Gemma PyTorch Implementation

This repository provides a pure PyTorch implementation of the Gemma model. It includes functionalities for loading weights, running inference, and implementing key features such as KVCache, RMSNorm, RotaryPositionEmbeddings, and Grouped Multi Query Attention.

Getting Started

Clone the Gemma Repository

First, clone the Hugging Face gemma repository:

git lfs install
git clone https://huggingface.co/google/gemma-2b

Installation

Clone this repo and navigate to it:

git clone https://github.com/Om-Alve/GemmaFromScratch.git
cd GemmaFromScratch

Usage

python inference.py --prompt "Your input prompt here" --max_new_tokens 100 --temperature 1.0 --do_sample

Replace "Your input prompt here" with your input text.
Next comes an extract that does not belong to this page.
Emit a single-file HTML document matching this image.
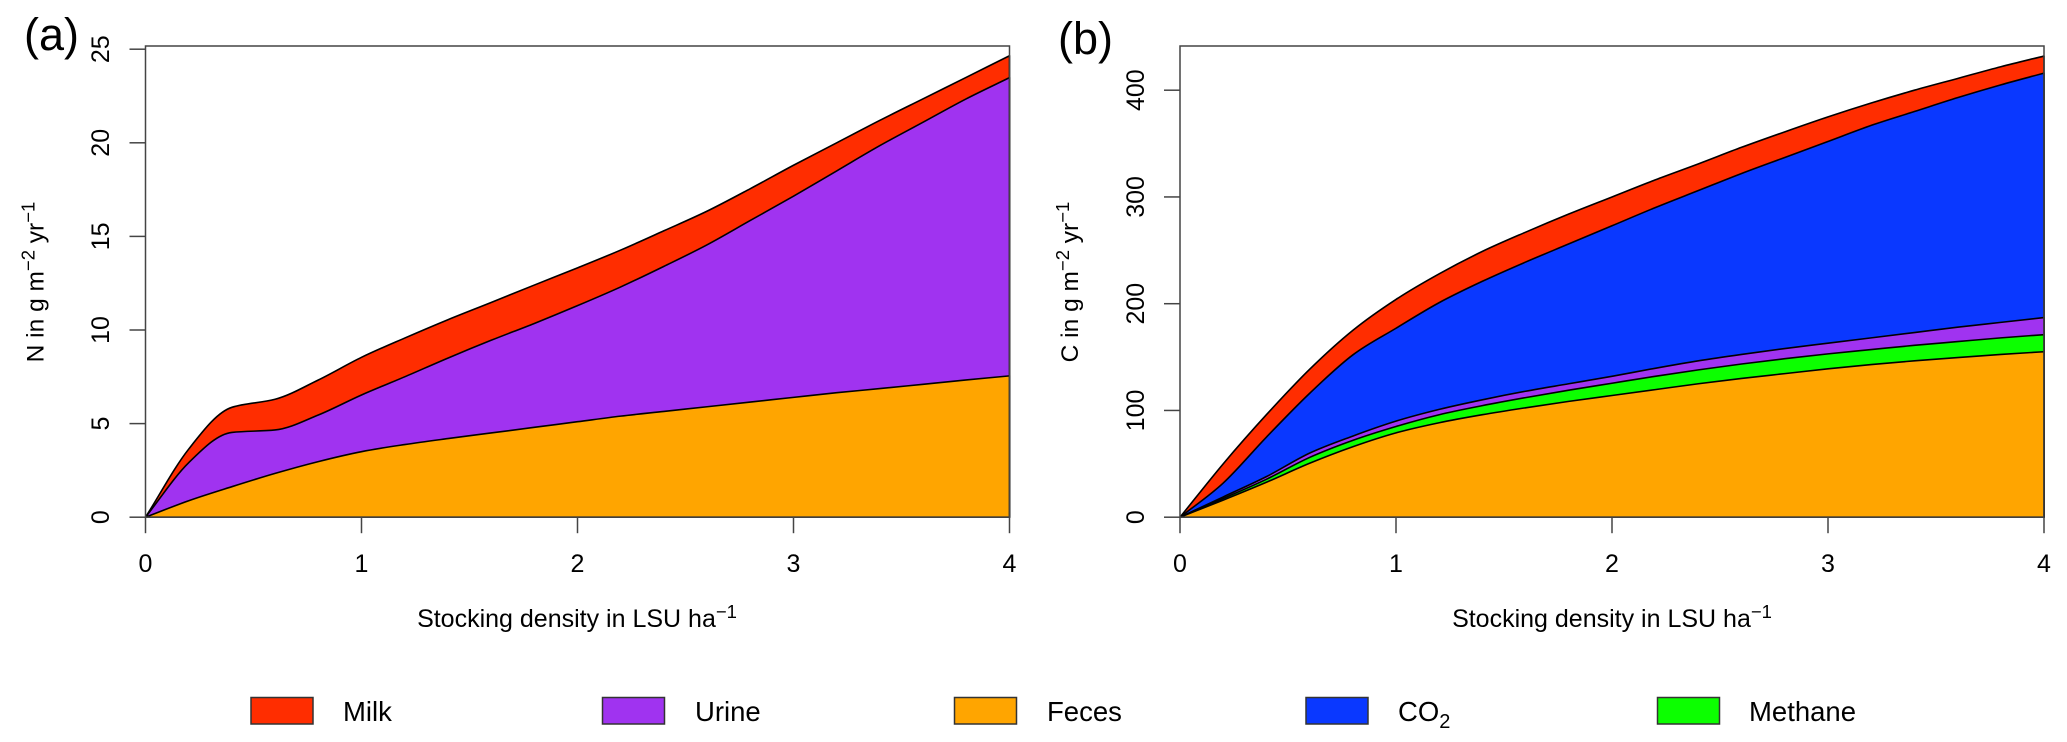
<!DOCTYPE html>
<html lang="en">
<head>
<meta charset="utf-8">
<title>Stocking density charts</title>
<style>
html,body{margin:0;padding:0;background:#fff;}
svg{display:block;font-family:"Liberation Sans",Arial,sans-serif;fill:#000;}
</style>
</head>
<body>
<svg id="figure" width="2067" height="742" viewBox="0 0 2067 742" xmlns="http://www.w3.org/2000/svg">
  <rect x="0" y="0" width="2067" height="742" fill="#fff"/>
  <text x="24" y="50" font-size="45">(a)</text>
  <text x="1058" y="54" font-size="45">(b)</text>

  <g id="panel-a"></g>
  <g id="panel-b"></g>

  <text transform="translate(43.5,282) rotate(-90)" text-anchor="middle" font-size="24.5">N in g m<tspan font-size="18.5" dy="-9">−2</tspan><tspan dy="9"> yr</tspan><tspan font-size="18.5" dy="-9">−1</tspan></text>
  <text transform="translate(1078,282) rotate(-90)" text-anchor="middle" font-size="24.5">C in g m<tspan font-size="18.5" dy="-9">−2</tspan><tspan dy="9"> yr</tspan><tspan font-size="18.5" dy="-9">−1</tspan></text>
  <text x="577" y="627" text-anchor="middle" font-size="25">Stocking density in LSU ha<tspan font-size="18.5" dy="-9">−1</tspan></text>
  <text x="1612" y="627" text-anchor="middle" font-size="25">Stocking density in LSU ha<tspan font-size="18.5" dy="-9">−1</tspan></text>

  <g>
    <g>
      <rect x="251" y="697.5" width="62" height="26.5" fill="#ff2d00" stroke="#333" stroke-width="1.5"/>
      <text x="343" y="721" font-size="27.5">Milk</text>
    </g>
    <g>
      <rect x="602.5" y="697.5" width="62" height="26.5" fill="#a033f0" stroke="#333" stroke-width="1.5"/>
      <text x="695" y="721" font-size="27.5">Urine</text>
    </g>
    <g>
      <rect x="954.5" y="697.5" width="62" height="26.5" fill="#ffa500" stroke="#333" stroke-width="1.5"/>
      <text x="1047" y="721" font-size="27.5">Feces</text>
    </g>
    <g>
      <rect x="1306" y="697.5" width="62" height="26.5" fill="#0a38ff" stroke="#333" stroke-width="1.5"/>
      <text x="1398" y="721" font-size="27.5">CO<tspan font-size="20" dy="7">2</tspan></text>
    </g>
    <g>
      <rect x="1657.5" y="697.5" width="62" height="26.5" fill="#0cff00" stroke="#333" stroke-width="1.5"/>
      <text x="1749" y="721" font-size="27.5">Methane</text>
    </g>
  </g>
</svg>
<script>
// Shared x categories (stocking density, LSU/ha)
const stockingDensity = [0,0.2,0.4,0.6,0.8,1,1.2,1.4,1.6,1.8,2,2.2,2.4,2.6,2.8,3,3.2,3.4,3.6,3.8,4];
const xTicks = [0,1,2,3,4];

// Panel (a): stacked upper boundaries, g N per m2 per yr
const fecesN = [0,0.88,1.63,2.34,2.97,3.5,3.88,4.2,4.5,4.8,5.1,5.4,5.65,5.9,6.15,6.4,6.65,6.87,7.1,7.33,7.55];
const urineN = [0,2.91,4.53,4.66,5.46,6.53,7.5,8.5,9.45,10.35,11.3,12.3,13.4,14.55,15.85,17.15,18.5,19.85,21.1,22.35,23.48];
const milkN = [0,3.64,5.87,6.3,7.33,8.54,9.57,10.55,11.47,12.4,13.32,14.27,15.3,16.35,17.55,18.8,20,21.2,22.35,23.5,24.65];
const yTicksN = [0,5,10,15,20,25];

// Panel (b): stacked upper boundaries, g C per m2 per yr
const fecesC = [0,16,32.7,50.5,66,79,88.5,96,102.5,108.5,114,119.5,125,130,134.5,139,143,146.5,149.5,152.5,155];
const methaneC = [0,17.5,35.5,56,72,85,96,104.5,112,119,125.5,132,138,143.5,148.5,153,157,161,164.5,168,171];
const urineC = [0,19,38,60,76,90,101,110,118,125,132,139.5,146.5,152.5,158,163,168,173,178,182.5,187];
const co2C = [0,32,75,116,152,177,201,221,239,256,273,290,306,322,337,352,367,380,393,405,416];
const milkC = [0,50,96,138.5,175,204,228,249,267,284,300,316,331,346.5,361,375,388,400,411,422,432];
const yTicksC = [0,100,200,300,400];

const SVG_NS = 'http://www.w3.org/2000/svg';

function axisX(left, right, maxX) {
  return function (v) { return left + (v / maxX) * (right - left); };
}
function axisY(base, pxPerUnit) {
  return function (v) { return base - v * pxPerUnit; };
}

// Cubic path through the mapped data points: average tangents where the
// slope changes gently, harmonic tangents at sharp bends such as the 0.4 kink.
function smoothPath(xs, ys) {
  const n = xs.length;
  const slopes = [];
  for (let i = 0; i < n - 1; i++) {
    slopes.push((ys[i + 1] - ys[i]) / (xs[i + 1] - xs[i]));
  }
  const tangents = [slopes[0]];
  for (let i = 1; i < n - 1; i++) {
    const a = slopes[i - 1];
    const b = slopes[i];
    if (a * b <= 0) {
      tangents.push(0);
    } else if (Math.min(Math.abs(a), Math.abs(b)) / Math.max(Math.abs(a), Math.abs(b)) > 0.5) {
      tangents.push((a + b) / 2);
    } else {
      tangents.push(2 * a * b / (a + b));
    }
  }
  tangents.push(slopes[n - 2]);
  let d = 'M' + xs[0].toFixed(2) + ' ' + ys[0].toFixed(2);
  for (let i = 0; i < n - 1; i++) {
    const h = (xs[i + 1] - xs[i]) / 3;
    d += ' C' + (xs[i] + h).toFixed(2) + ' ' + (ys[i] + tangents[i] * h).toFixed(2) +
         ' ' + (xs[i + 1] - h).toFixed(2) + ' ' + (ys[i + 1] - tangents[i + 1] * h).toFixed(2) +
         ' ' + xs[i + 1].toFixed(2) + ' ' + ys[i + 1].toFixed(2);
  }
  return d;
}

function drawArea(parent, name, values, color, xScale, yScale) {
  const p = document.createElementNS(SVG_NS, 'path');
  
  
  const xs = stockingDensity.map(xScale);
  const ys = values.map(yScale);
  const d = smoothPath(xs, ys) + ' L' + xs[xs.length - 1].toFixed(2) + ' ' + yScale(0).toFixed(2) +
            ' L' + xs[0].toFixed(2) + ' ' + yScale(0).toFixed(2) + ' Z';
  p.setAttribute('d', d);
  p.setAttribute('fill', color);
  p.setAttribute('stroke', '#000');
  p.setAttribute('stroke-width', '1.6');
  p.setAttribute('stroke-linejoin', 'round');
  parent.appendChild(p);
}

function drawTickLine(parent, name, x1, y1, x2, y2) {
  const l = document.createElementNS(SVG_NS, 'line');
  
  
  l.setAttribute('x1', x1);
  l.setAttribute('y1', y1);
  l.setAttribute('x2', x2);
  l.setAttribute('y2', y2);
  l.setAttribute('stroke', '#444');
  l.setAttribute('stroke-width', '1.5');
  parent.appendChild(l);
}

function drawAxes(parent, xScale, yScale, yTicks, labelX, left, right, top, base) {
  const frame = document.createElementNS(SVG_NS, 'rect');
  
  
  frame.setAttribute('x', left);
  frame.setAttribute('y', top);
  frame.setAttribute('width', right - left);
  frame.setAttribute('height', base - top);
  frame.setAttribute('fill', 'none');
  frame.setAttribute('stroke', '#444');
  frame.setAttribute('stroke-width', '1.5');
  parent.appendChild(frame);

  xTicks.forEach(function (v) {
    const x = xScale(v);
    drawTickLine(parent, 'x-tick', x, base, x, base + 16);
    const t = document.createElementNS(SVG_NS, 'text');
    
    
    t.setAttribute('x', x);
    t.setAttribute('y', 572);
    t.setAttribute('text-anchor', 'middle');
    t.setAttribute('font-size', '25');
    t.textContent = String(v);
    parent.appendChild(t);
  });

  yTicks.forEach(function (v) {
    const y = yScale(v);
    drawTickLine(parent, 'y-tick', left - 16, y, left, y);
    const t = document.createElementNS(SVG_NS, 'text');
    
    
    t.setAttribute('transform', 'translate(' + labelX + ',' + y + ') rotate(-90)');
    t.setAttribute('text-anchor', 'middle');
    t.setAttribute('font-size', '25');
    t.textContent = String(v);
    parent.appendChild(t);
  });
}

// Panel (a)
const panelA = document.getElementById('panel-a');
const xA = axisX(145.5, 1009.5, 4);
const yA = axisY(517.2, 18.72);
drawArea(panelA, 'area-milk-n', milkN, '#ff2d00', xA, yA);
drawArea(panelA, 'area-urine-n', urineN, '#a033f0', xA, yA);
drawArea(panelA, 'area-feces-n', fecesN, '#ffa500', xA, yA);
drawAxes(panelA, xA, yA, yTicksN, 109, 145.5, 1009.5, 46, 517.2);

// Panel (b)
const panelB = document.getElementById('panel-b');
const xB = axisX(1180, 2044, 4);
const yB = axisY(517.2, 1.0675);
drawArea(panelB, 'area-milk-c', milkC, '#ff2d00', xB, yB);
drawArea(panelB, 'area-co2-c', co2C, '#0a38ff', xB, yB);
drawArea(panelB, 'area-urine-c', urineC, '#a033f0', xB, yB);
drawArea(panelB, 'area-methane-c', methaneC, '#0cff00', xB, yB);
drawArea(panelB, 'area-feces-c', fecesC, '#ffa500', xB, yB);
drawAxes(panelB, xB, yB, yTicksC, 1144, 1180, 2044, 46, 517.2);
</script>
</body>
</html>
Adjust max_new_tokens, temperature, and do_sample as needed.

Features Implemented

KVCache: Efficiently manages key-value caches for attention mechanisms.
RMSNorm: Implements Root Mean Square Layer Normalization.
RotaryPositionEmbeddings: Applies rotary position embeddings.
Grouped Multi Query Attention: Optimizes multi-query attention mechanisms.

Example

To generate text using the Gemma model, use the following command:

python inference.py --prompt "Once upon a time" --max_new_tokens 50 --temperature 0.7 --do_sample

This will generate a continuation of the prompt "Once upon a time" with a maximum of 50 new tokens and a temperature of 0.7.

Acknowledgements

This project is based on the Hugging Face transformers repository and is made with reference to their implementation of the Gemma model.